Corbyn pledges Labour to ‘radical action’ on social housing policy

Labour leader Jeremy Corbyn has pledged to review social housing policy, promising a ‘radical programme of action’ to bring to next year’s party conference with a guarantee to ensure every home is fit for human habitation if his party forms the next Government.

Corbyn told the Labour conference of plans for the reintroduction of rent controls as the current generation of tenants was now paying three times more than its grandparents. Other pledges included:

  • A “use it or lose it” tax on undeveloped land held by developers; and
  • Strengthened compulsory purchase powers.

“A decent home is a right for everyone – houses should be homes for the many, not speculative investments for the few,” Corbyn said.

He praised the efforts of Karen Buck MP, whose private member’s bill – the Homes (Fitness for Human Habitation) Bill has passed its first reading and seeks to place greater responsibilities on landlords to provide accommodation that is both safe and comfortable to live in, while giving tenants greater rights of redress.


There was support for the Labour leader from David Orr, Chief Executive of the National Housing Federation, who said:

“We welcome the announcement of a comprehensive review into social housing policy and share the ambition to ensure everyone has a great quality home that they can afford.

“It is important that politicians from across the spectrum are committed to reconnecting with the purpose of social housing and with those who need genuinely affordable housing. Tenants are at the heart of social housing and the communities that housing associations invest in. It is absolutely right that their voices are heard.

“But while work on this review is underway, there are things we can and must do right now – like reallocating the unspent £1.1bn of Starter Homes investment in a new generation of high quality homes for social rent.”

However, the Residential Landlords Association was critical of Corbyn’s speech, with policy director David Smith describing the rent control proposals as an “attack” on private landlords, which would exacerbate current problems by reducing the supply and quality of homes as landlords are forced out of the market.

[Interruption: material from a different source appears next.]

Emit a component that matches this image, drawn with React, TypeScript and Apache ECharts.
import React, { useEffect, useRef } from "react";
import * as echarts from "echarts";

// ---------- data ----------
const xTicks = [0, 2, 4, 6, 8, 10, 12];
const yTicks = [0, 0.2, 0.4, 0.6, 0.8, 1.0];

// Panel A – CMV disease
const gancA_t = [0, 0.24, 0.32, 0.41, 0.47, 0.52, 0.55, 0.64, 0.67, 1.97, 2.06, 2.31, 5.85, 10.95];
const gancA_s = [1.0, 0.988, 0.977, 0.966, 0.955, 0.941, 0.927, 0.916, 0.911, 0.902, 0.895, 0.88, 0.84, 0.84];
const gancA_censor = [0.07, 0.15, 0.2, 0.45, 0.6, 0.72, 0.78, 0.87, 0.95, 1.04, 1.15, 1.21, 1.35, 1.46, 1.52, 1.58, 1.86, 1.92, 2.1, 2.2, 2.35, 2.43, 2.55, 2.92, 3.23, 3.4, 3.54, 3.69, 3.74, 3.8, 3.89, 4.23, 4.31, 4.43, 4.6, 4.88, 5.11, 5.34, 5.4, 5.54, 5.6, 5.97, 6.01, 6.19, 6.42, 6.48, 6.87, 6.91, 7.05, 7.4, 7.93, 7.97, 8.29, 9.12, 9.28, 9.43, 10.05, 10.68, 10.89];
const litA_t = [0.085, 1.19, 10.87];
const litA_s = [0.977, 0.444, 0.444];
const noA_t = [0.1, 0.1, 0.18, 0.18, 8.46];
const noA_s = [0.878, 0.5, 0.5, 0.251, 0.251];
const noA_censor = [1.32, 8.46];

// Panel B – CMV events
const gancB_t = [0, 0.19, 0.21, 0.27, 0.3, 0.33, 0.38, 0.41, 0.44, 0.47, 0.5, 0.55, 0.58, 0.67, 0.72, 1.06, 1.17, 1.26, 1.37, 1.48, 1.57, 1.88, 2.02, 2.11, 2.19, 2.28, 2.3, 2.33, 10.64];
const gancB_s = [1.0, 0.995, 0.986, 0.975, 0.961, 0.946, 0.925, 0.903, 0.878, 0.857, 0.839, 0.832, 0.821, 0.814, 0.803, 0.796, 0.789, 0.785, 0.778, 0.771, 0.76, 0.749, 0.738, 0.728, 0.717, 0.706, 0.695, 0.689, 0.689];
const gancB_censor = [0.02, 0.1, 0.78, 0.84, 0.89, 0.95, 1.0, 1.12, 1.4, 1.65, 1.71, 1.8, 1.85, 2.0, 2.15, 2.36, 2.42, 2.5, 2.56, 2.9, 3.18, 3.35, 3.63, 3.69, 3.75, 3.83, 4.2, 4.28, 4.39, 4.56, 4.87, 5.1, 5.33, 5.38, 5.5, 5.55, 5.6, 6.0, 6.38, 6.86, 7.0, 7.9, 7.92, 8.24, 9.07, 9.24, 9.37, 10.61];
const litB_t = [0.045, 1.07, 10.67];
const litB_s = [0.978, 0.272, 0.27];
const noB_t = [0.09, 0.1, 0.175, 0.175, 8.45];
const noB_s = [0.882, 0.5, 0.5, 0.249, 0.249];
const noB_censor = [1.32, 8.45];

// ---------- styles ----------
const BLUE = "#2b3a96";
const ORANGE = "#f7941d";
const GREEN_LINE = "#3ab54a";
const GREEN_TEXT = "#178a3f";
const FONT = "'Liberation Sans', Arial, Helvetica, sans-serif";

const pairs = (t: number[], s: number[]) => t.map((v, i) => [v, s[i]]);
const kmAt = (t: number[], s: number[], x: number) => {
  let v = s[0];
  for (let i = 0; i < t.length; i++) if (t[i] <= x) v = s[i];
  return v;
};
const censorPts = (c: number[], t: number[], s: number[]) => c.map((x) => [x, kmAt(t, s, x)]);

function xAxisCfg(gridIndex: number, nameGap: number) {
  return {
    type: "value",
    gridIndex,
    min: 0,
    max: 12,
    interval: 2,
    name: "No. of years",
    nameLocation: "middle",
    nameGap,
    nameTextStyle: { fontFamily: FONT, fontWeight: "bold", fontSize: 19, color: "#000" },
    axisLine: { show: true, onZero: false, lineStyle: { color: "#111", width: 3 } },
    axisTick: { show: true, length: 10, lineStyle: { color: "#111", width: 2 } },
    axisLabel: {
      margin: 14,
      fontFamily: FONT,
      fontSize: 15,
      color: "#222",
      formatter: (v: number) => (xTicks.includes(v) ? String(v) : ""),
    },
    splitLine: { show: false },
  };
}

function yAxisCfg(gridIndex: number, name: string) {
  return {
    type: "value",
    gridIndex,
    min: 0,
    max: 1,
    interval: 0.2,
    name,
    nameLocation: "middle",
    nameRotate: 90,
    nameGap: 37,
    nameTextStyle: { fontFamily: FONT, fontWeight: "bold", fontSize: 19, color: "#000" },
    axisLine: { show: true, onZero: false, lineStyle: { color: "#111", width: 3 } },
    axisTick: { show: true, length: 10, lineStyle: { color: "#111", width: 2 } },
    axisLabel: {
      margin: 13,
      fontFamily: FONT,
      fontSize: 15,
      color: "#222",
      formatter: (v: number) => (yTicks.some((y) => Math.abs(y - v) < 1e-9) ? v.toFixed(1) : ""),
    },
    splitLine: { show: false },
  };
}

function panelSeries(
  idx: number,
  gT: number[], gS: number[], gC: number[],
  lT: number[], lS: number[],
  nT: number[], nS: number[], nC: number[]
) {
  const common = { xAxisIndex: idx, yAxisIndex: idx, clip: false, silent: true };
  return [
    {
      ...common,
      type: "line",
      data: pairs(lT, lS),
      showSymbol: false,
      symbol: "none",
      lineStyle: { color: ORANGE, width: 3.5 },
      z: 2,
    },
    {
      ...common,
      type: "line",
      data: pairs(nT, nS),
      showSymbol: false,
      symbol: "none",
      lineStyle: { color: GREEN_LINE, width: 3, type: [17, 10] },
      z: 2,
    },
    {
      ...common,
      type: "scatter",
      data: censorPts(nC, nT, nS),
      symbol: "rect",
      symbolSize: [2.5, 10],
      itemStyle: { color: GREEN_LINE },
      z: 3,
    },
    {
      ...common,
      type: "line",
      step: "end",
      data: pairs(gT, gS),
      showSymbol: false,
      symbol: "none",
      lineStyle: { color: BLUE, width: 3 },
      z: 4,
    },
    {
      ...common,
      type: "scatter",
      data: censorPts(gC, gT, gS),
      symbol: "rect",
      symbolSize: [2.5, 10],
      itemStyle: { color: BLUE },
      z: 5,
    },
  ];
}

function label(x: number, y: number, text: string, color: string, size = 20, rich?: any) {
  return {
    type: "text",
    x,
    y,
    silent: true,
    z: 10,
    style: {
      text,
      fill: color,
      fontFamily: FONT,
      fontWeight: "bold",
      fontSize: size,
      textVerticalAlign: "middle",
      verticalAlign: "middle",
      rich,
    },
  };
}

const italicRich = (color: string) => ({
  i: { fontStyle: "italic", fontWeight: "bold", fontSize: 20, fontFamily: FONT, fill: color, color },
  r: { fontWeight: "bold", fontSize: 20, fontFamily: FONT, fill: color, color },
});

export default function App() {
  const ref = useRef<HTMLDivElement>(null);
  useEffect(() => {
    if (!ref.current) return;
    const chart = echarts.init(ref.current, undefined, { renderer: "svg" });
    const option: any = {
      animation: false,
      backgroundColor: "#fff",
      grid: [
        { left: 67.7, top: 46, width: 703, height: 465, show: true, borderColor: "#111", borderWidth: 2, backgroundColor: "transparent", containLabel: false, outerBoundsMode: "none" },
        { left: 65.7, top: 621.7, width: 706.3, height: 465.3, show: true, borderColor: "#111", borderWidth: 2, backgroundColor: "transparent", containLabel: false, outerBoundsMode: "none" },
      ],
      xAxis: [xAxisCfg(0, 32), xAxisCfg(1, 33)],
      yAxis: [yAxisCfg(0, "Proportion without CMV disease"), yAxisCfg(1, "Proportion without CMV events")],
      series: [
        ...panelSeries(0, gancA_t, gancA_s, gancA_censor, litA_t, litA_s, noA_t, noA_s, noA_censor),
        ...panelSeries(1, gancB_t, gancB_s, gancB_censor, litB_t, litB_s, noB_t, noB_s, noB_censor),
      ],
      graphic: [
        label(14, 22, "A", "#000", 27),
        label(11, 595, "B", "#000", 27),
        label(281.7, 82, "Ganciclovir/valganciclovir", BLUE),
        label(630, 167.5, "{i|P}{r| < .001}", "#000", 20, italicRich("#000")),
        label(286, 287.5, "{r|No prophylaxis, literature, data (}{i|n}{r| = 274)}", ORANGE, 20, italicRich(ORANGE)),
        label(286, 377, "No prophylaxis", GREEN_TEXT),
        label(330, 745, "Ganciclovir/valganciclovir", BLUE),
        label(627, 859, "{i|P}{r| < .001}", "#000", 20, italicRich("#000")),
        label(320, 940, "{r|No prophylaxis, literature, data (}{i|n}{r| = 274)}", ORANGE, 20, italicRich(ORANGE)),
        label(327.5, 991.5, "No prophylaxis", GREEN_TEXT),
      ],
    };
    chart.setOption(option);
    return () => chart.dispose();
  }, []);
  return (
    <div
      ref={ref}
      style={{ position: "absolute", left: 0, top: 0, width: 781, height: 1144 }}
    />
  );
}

“Instead of attacking landlords who are helping to provide homes, it would be better to treat them as part of the solution and to supplement their efforts with a sustained and well thought out building programme overseen by government” he added. The RLA has been lobbying both Conservative and Labour to reverse recent budget tax changes on landlords and to encourage their growth as a means of tackling the country’s housing shortage.